Mit dem Tarifvertrag zur Sanierung des Frachtdienstes ist es uns gelungen, eine Begrenzung der Fremdvergabe zu vereinbaren.
Ein weiterer Punkt, auf den ich bei der Analyse der Trends nicht weiter eingegangen bin, ist die Um- und Weiterqualifikation der von Umorganisation und Rationalisierung betroffenen Beschäftigten.
Auch hier haben wir durch unsere Rationalisierungsschutztarifverträge verbindliche Qualifikationsmöglichkeiten für die Beschäftigten eröffnet.

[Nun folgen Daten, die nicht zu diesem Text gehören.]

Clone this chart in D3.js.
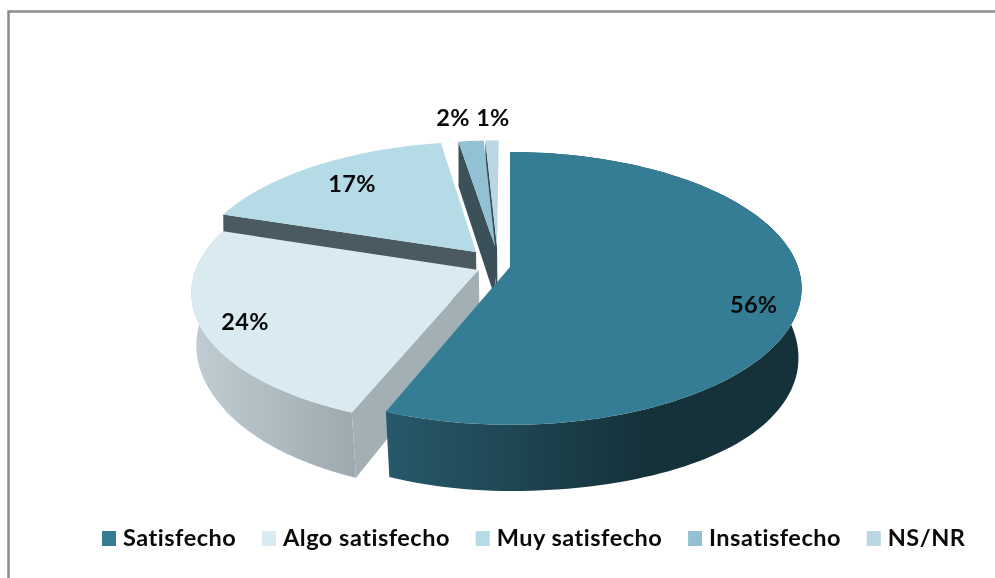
<!DOCTYPE html>
<html>
<head>
<meta charset="utf-8">
<script src="https://cdn.jsdelivr.net/npm/d3@7"></script>
<style>
  html, body { margin: 0; padding: 0; background: #fff; }
  svg { display: block; filter: blur(0.4px); }
  text { font-family: Lato, "Open Sans", sans-serif; font-weight: 700; fill: #0a0a0a; letter-spacing: 0.3px; }
  .legend text { letter-spacing: 0.5px; }
</style>
</head>
<body>
<script>
/* DATA */
const categories = ["Satisfecho", "Algo satisfecho", "Muy satisfecho", "Insatisfecho", "NS/NR"];
const shares = [56, 24, 17.4, 1.7, 0.9]; // rounded on the labels

/* CONSTANTS AND GLOBALS */
const width = 995, height = 578;
const topColors = ["#347d94", "#d9eaf1", "#b5dbe6", "#91c1d3", "#bad6e3"];
const cutColors = ["#1f4653", "#a2afb4", "#4a5a60", "#3b5058", "#3b5058"];
const wallFrom = ["#27596a", "#c0cdd2"];
const wallTo = ["#15313a", "#9eaab0"];

// perspective of the pie plane: u to the right, v towards the viewer
const cx = 510, cy = 267, ax = 288, by = 133, k = 0.157;
const shrink = 0.02, shrinkX = 560, depth = 54, depthPow = 1.2, skew = 0.3;
const apexes = [[0, 0], [-0.108, 0.0225], [-0.12, -0.115], [-0.053, -0.154], [-0.046, -0.154]];
const radii = [1, 0.98, 0.99, 0.965, 0.965];
const labelSpots = [[0.81, 0.273], [-0.864, 0.388], [-0.608, -0.692], [-0.24, -1.36], [-0.072, -1.37]];

const project = ([u, v]) => {
  const w = 1 - k * v;
  return [cx + ax * u / w, cy + by * v / w];
};
const projectLow = ([u, v]) => {
  const w = 1 - k * v;
  const [x, y] = project([u, v]);
  // the wall gets a bit taller towards the right hand side
  const drop = depth / Math.pow(w, depthPow) * (1 + skew * Math.pow(Math.max(u, 0), 2));
  // and pulls in sideways only towards the front
  const pull = shrink * Math.min(Math.max(v + 0.5, 0), 1);
  return [x + (shrinkX - x) * pull, y + drop];
};

const svg = d3.select("body").append("svg")
  .attr("width", width)
  .attr("height", height);

// outer frame
svg.append("path")
  .attr("d", `M8.5,578V11.5H995`)
  .attr("fill", "none")
  .attr("stroke", "#8c8c8c")
  .attr("stroke-width", 2.5);

const color = d3.scaleOrdinal().domain(categories).range(topColors);
const pie = d3.pie().sort(null).value(d => d.share);
const slices = pie(categories.map((name, i) => ({ name, share: shares[i], i })));

const line = d3.line();
const defs = svg.append("defs");

// painter's order: rear slices first
const order = [4, 3, 2, 1, 0];
order.forEach(i => {
  const s = slices[i];
  const [au, av] = apexes[i];
  const r = radii[i];
  const rim = d3.range(0, 121).map(t => {
    const a = s.startAngle + (s.endAngle - s.startAngle) * t / 120;
    return [au + r * Math.sin(a), av - r * Math.cos(a)];
  });
  const apex = [au, av];
  const g = svg.append("g").attr("class", "slice");
  const upRim = rim.map(project);

  // outer wall, shaded across its width (the rear slices never show one)
  if (i < 2) {
    const lowRim = rim.map(projectLow);
    const xs = upRim.map(p => p[0]);
    const gradId = "wall" + i;
    const grad = defs.append("linearGradient")
      .attr("id", gradId)
      .attr("gradientUnits", "userSpaceOnUse")
      .attr("x1", i === 0 ? 387 : d3.min(xs)).attr("x2", i === 0 ? 650 : d3.max(xs))
      .attr("y1", 0).attr("y2", 0);
    grad.append("stop").attr("offset", 0).attr("stop-color", wallFrom[i]);
    grad.append("stop").attr("offset", 1).attr("stop-color", wallTo[i]);

    g.append("path")
      .attr("d", line(upRim.concat(lowRim.slice().reverse())) + "Z")
      .attr("fill", `url(#${gradId})`);
  }

  // only the leading cut face can be seen from the front
  g.append("path")
    .attr("d", line([project(apex), project(rim[0]), projectLow(rim[0]), projectLow(apex)]) + "Z")
    .attr("fill", cutColors[i]);

  // top face
  g.append("path")
    .attr("d", line([project(apex)].concat(upRim)) + "Z")
    .attr("fill", color(s.data.name));
});

// percentage labels
svg.append("g").selectAll("text")
  .data(slices)
  .enter()
  .append("text")
  .attr("x", d => project(labelSpots[d.data.i])[0])
  .attr("y", d => project(labelSpots[d.data.i])[1])
  .attr("dy", "0.36em")
  .attr("text-anchor", "middle")
  .attr("font-size", "23.5px")
  .text(d => Math.round(d.data.share) + "%");

// legend, laid out from the measured text widths
let legendX = 102;
const legend = svg.append("g").attr("class", "legend");
categories.forEach(name => {
  legend.append("rect")
    .attr("x", legendX)
    .attr("y", 531)
    .attr("width", 14)
    .attr("height", 15)
    .attr("fill", color(name));
  const label = legend.append("text")
    .attr("x", legendX + 21)
    .attr("y", 546)
    .attr("font-size", "23.5px")
    .text(name);
  legendX += 21 + label.node().getComputedTextLength() + 25.75;
});
</script>
</body>
</html>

Ein weiterer Schritt ist in unserem Tarifvertrag zum Bündnis für Arbeit der Versuch, Überzeitarbeit zu begrenzen bzw. die Abwicklung in Freizeit sicher zu stellen.
Des weiteren ist es uns als DPG, und dies ist wohl ein Novum, gelungen, bisher unregulierte Beschäftigungsverhältnisse in einem Tarifvertrag zur alternierenden Teleheimarbeit abzusichern.
Hierbei werden erstmals Teleheimarbeiter von einem Tarifvertrag erfaßt, in dem bestimmte betriebliche Anwesenheitszeiten aber auch Haftungsfragen geregelt sind.
Die Handlungsebene der betrieblichen Mitbestimmung bietet, vermittelt über die Betriebsräte, nur die Möglichkeit durch die Ausweitung und flexible Nutzung der Arbeitszeit für Beschäftigte und Kunden zu einer Akzeptanzerhöhung für die Dienstleistungen beizutragen.
Wie sie erkennen können, bemühen wir uns die Eingangs skizzierten Trends gestaltend zu begleiten.
Wir tun dies nicht nur, weil wir für unsere organisierten Kolleginnen und Kollegen eine Schutzfunktion wahrnehmen wollen, sondern auch, um die Akzeptanz für neue Beschäftigungsfelder und Dienstleistungen zu erhöhen.
Ich bin überzeugt, daß nur, wenn die neuen Dienstleitungen auch Arbeitsplätze mit Perspektive bieten, die Bevölkerung diese Dienstleistungen auch als Kunde annehmen wird.
Dennoch, bei den gegebenen Rahmenbedingungen und den bereits sichtbar werdenden Entwicklungen werden wir zukünftig nicht darum herumkommen, die vorhandene Arbeit in unserer Gesellschaft neu zu verteilen.
Das heißt konkret, neben den Möglichkeiten wie beispielsweise Jahresarbeitszeitmodellen, Sabbatjahr usw. ist eine Wochenarbeitszeitverkürzung dringend geboten, da wie aufgezeigt, die erwarteten Beschäftigungswunder ohne entsprechende Begleitung ausbleiben werden.
In diesem Sinne freue ich mich auf eine spannende Diskussion und bedanke mich für Ihre Aufmerksamkeit.